昨年10月、『Road to ONE』のグラップリングマッチに出場した青木は、試合後にマイクを握ると解説席の秋山に「なんで試合を断ったんだ!」と怒りをぶつけた。その時もONEから秋山戦のオファーがあり、自分は即答したものの秋山からは返事を保留された。結果はケガで試合ができないというもの。試合までに時間はあるだろう、と納得のいかない青木は、その後「もう関わりたくない」と言っている。
それでも、今回のオファーを受けたのは「仕事だから」だ。格闘家、格闘技という「芸ごと」をやっている人間は、周囲に対して試合をすることでしか返せない。
「試合は怖いですよ。どんな試合でも怖い。できればやりたくない。でも、試合しない選手なんて…」
試合とは、青木真也の生き方とは「思想信念、主義主張」を見せるものだ。だから秋山との生き方の違いを強調する。烈しい言葉にもなる。それが、青木が見せたい「文脈」でもある。

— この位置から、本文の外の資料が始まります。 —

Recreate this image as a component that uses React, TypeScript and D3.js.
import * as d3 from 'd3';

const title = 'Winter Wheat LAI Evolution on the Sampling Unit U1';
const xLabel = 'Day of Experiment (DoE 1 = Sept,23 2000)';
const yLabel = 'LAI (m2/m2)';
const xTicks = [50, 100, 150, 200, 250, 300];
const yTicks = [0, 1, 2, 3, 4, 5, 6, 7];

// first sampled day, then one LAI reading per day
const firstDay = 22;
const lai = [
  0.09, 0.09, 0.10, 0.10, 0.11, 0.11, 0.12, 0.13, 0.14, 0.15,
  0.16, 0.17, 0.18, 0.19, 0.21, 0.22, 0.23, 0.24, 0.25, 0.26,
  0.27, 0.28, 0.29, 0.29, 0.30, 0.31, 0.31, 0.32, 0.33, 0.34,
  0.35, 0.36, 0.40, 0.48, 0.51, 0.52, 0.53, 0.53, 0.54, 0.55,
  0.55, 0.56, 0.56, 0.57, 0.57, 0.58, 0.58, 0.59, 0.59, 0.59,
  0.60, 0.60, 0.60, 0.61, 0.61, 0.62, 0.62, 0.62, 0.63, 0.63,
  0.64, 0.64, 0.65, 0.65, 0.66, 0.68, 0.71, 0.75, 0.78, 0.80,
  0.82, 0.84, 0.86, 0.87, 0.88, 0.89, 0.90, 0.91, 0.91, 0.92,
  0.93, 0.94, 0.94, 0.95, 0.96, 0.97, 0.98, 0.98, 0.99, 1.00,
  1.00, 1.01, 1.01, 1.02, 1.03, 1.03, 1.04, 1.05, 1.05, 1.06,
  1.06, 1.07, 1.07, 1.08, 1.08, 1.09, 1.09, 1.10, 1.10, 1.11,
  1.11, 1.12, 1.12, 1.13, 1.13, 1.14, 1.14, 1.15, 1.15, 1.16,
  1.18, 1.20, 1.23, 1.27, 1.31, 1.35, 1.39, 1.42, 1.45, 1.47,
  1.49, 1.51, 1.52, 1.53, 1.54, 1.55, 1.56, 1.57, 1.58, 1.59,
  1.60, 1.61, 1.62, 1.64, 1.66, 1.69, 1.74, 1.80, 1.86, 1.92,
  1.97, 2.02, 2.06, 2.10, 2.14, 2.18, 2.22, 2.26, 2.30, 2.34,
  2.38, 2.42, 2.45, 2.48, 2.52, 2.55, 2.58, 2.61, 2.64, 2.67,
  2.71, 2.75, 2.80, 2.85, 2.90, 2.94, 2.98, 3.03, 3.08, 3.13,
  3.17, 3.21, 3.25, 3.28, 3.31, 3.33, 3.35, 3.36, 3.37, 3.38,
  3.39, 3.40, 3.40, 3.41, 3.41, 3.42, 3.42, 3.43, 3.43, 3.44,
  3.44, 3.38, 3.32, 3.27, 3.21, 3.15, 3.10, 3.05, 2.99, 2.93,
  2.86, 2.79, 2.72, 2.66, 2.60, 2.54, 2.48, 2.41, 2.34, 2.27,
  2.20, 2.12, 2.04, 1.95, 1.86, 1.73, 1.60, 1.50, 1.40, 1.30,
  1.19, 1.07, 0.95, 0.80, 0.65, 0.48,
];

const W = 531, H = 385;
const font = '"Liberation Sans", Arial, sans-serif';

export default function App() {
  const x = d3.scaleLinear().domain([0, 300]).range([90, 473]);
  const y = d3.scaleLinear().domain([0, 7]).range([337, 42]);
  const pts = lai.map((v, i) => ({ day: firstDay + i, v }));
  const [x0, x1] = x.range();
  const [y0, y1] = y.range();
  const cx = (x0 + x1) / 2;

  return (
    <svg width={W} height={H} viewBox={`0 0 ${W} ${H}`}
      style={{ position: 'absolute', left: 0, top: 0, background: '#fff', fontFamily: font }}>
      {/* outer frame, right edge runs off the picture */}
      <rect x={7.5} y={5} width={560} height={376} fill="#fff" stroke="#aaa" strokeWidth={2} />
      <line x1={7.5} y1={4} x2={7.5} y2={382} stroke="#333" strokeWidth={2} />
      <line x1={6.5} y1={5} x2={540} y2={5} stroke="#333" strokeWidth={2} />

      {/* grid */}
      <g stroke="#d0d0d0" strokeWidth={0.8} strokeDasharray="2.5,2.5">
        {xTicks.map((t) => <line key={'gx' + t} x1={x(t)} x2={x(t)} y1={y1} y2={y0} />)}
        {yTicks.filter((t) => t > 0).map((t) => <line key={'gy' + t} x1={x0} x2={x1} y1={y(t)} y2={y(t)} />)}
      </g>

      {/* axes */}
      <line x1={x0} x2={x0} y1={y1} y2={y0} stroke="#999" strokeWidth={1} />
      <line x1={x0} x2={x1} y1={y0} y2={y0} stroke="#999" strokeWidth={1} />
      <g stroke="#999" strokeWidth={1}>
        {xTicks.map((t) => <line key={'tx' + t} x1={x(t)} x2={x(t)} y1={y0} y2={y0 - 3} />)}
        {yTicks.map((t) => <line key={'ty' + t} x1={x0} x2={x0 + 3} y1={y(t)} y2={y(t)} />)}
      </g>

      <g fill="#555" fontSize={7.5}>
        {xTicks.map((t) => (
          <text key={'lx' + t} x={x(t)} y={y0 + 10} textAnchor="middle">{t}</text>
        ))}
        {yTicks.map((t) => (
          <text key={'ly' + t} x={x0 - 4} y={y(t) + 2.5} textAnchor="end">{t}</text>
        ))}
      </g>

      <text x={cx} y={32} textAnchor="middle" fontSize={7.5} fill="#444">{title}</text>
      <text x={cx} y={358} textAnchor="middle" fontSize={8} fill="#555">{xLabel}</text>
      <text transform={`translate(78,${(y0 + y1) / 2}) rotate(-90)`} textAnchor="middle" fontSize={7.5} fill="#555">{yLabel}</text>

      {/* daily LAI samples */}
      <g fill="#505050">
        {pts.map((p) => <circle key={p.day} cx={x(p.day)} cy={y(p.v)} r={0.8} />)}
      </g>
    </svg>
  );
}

「スポーツや格闘技がなんの役に立つかといったら、他の人の悩みに対して訴えるものを描いた時じゃないですか。立ち上がる姿だったり、あるいは問題提起だったり。それがあるから、世の中と組み合っていける、伍していけるわけで」
単に秋山が嫌いだから、憎いから倒したいということではない。かつて対戦相手の腕を折って批判されたことがある青木だが、今でもそれが悪いことだとは思っていない。
「そういう仕事だからですよ。ギブアップしなかったら折る。それはいつもそうですよ。腕を折ることも折られることも、なんとも思わない。折ったんじゃなく決着させたんだから」
では、秋山戦はどんなフィニッシュになりそうか。
「一番リスク少なく、自分が信じる格闘技をするだけ。殴って終わるか極めて終わるかは分からない」
青木真也が青木真也としての闘いをする中で、感情が付け入る隙はないというわけだ。
「遺恨清算? いや、遺恨がないから」
この試合、単純な“因縁の対戦”ではない。だからこそ“読みがい”があるのだ。